◆ DATASET SECTION

******************************

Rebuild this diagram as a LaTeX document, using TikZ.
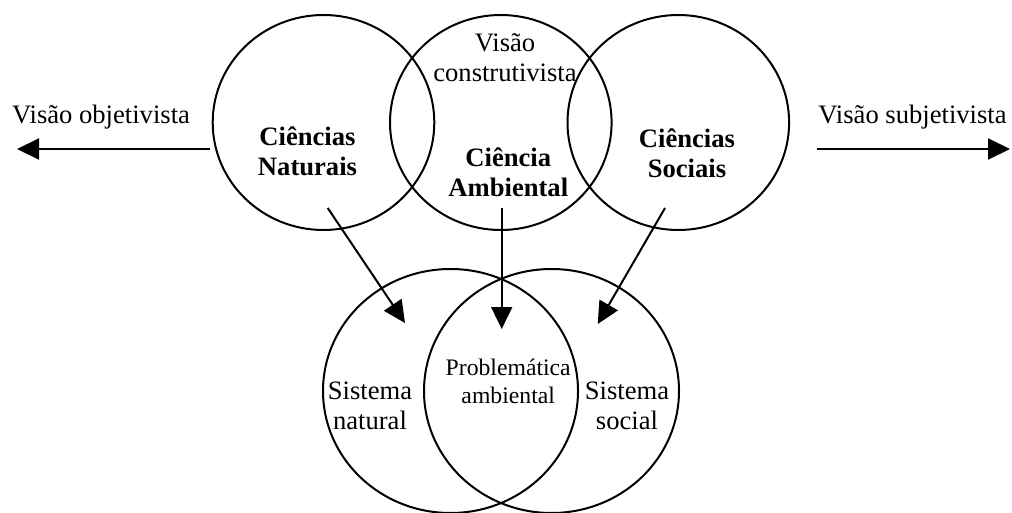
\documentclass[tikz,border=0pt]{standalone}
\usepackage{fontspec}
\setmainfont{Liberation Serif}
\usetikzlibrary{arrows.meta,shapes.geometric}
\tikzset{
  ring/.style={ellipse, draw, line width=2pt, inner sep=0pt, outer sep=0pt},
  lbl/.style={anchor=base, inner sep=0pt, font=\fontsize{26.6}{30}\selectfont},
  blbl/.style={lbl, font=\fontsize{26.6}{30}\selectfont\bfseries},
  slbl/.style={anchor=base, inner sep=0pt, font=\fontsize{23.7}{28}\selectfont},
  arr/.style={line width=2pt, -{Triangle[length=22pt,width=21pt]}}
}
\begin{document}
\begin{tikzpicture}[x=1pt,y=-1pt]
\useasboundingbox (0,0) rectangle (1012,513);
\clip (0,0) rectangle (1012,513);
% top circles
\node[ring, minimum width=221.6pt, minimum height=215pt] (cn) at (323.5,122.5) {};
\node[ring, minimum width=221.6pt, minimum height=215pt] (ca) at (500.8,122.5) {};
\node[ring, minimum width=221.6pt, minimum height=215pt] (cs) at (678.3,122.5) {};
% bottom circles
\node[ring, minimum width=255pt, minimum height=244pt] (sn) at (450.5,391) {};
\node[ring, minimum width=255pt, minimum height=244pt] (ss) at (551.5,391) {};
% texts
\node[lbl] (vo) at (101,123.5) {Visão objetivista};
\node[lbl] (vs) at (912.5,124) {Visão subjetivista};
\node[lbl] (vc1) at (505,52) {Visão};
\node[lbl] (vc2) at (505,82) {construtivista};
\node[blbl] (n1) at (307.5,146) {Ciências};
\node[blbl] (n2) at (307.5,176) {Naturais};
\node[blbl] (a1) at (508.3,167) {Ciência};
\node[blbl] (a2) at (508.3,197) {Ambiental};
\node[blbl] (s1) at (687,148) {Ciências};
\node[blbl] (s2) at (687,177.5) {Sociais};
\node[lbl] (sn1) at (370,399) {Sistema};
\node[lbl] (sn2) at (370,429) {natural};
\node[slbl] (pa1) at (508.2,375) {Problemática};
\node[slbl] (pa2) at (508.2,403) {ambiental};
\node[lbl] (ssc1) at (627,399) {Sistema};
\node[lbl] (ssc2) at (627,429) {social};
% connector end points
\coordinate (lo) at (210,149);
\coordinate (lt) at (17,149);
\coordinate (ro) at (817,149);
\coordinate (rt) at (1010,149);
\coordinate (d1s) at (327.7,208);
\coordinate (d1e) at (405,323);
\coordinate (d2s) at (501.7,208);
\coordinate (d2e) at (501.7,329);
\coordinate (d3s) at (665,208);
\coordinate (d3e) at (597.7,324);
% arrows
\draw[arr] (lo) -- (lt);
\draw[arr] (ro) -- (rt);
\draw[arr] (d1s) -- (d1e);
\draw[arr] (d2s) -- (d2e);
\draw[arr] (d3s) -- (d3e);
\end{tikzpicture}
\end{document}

******************************

◆ TASK DIRECTIONS
Replicate the material above verbatim; images stay out of the copy.

◆ EXERCISE SOLUTION
Rebuild this diagram as a LaTeX document, using TikZ.
\documentclass[tikz,border=0pt]{standalone}
\usepackage{fontspec}
\setmainfont{Liberation Serif}
\usetikzlibrary{arrows.meta,shapes.geometric}
\tikzset{
  ring/.style={ellipse, draw, line width=2pt, inner sep=0pt, outer sep=0pt},
  lbl/.style={anchor=base, inner sep=0pt, font=\fontsize{26.6}{30}\selectfont},
  blbl/.style={lbl, font=\fontsize{26.6}{30}\selectfont\bfseries},
  slbl/.style={anchor=base, inner sep=0pt, font=\fontsize{23.7}{28}\selectfont},
  arr/.style={line width=2pt, -{Triangle[length=22pt,width=21pt]}}
}
\begin{document}
\begin{tikzpicture}[x=1pt,y=-1pt]
\useasboundingbox (0,0) rectangle (1012,513);
\clip (0,0) rectangle (1012,513);
% top circles
\node[ring, minimum width=221.6pt, minimum height=215pt] (cn) at (323.5,122.5) {};
\node[ring, minimum width=221.6pt, minimum height=215pt] (ca) at (500.8,122.5) {};
\node[ring, minimum width=221.6pt, minimum height=215pt] (cs) at (678.3,122.5) {};
% bottom circles
\node[ring, minimum width=255pt, minimum height=244pt] (sn) at (450.5,391) {};
\node[ring, minimum width=255pt, minimum height=244pt] (ss) at (551.5,391) {};
% texts
\node[lbl] (vo) at (101,123.5) {Visão objetivista};
\node[lbl] (vs) at (912.5,124) {Visão subjetivista};
\node[lbl] (vc1) at (505,52) {Visão};
\node[lbl] (vc2) at (505,82) {construtivista};
\node[blbl] (n1) at (307.5,146) {Ciências};
\node[blbl] (n2) at (307.5,176) {Naturais};
\node[blbl] (a1) at (508.3,167) {Ciência};
\node[blbl] (a2) at (508.3,197) {Ambiental};
\node[blbl] (s1) at (687,148) {Ciências};
\node[blbl] (s2) at (687,177.5) {Sociais};
\node[lbl] (sn1) at (370,399) {Sistema};
\node[lbl] (sn2) at (370,429) {natural};
\node[slbl] (pa1) at (508.2,375) {Problemática};
\node[slbl] (pa2) at (508.2,403) {ambiental};
\node[lbl] (ssc1) at (627,399) {Sistema};
\node[lbl] (ssc2) at (627,429) {social};
% connector end points
\coordinate (lo) at (210,149);
\coordinate (lt) at (17,149);
\coordinate (ro) at (817,149);
\coordinate (rt) at (1010,149);
\coordinate (d1s) at (327.7,208);
\coordinate (d1e) at (405,323);
\coordinate (d2s) at (501.7,208);
\coordinate (d2e) at (501.7,329);
\coordinate (d3s) at (665,208);
\coordinate (d3e) at (597.7,324);
% arrows
\draw[arr] (lo) -- (lt);
\draw[arr] (ro) -- (rt);
\draw[arr] (d1s) -- (d1e);
\draw[arr] (d2s) -- (d2e);
\draw[arr] (d3s) -- (d3e);
\end{tikzpicture}
\end{document}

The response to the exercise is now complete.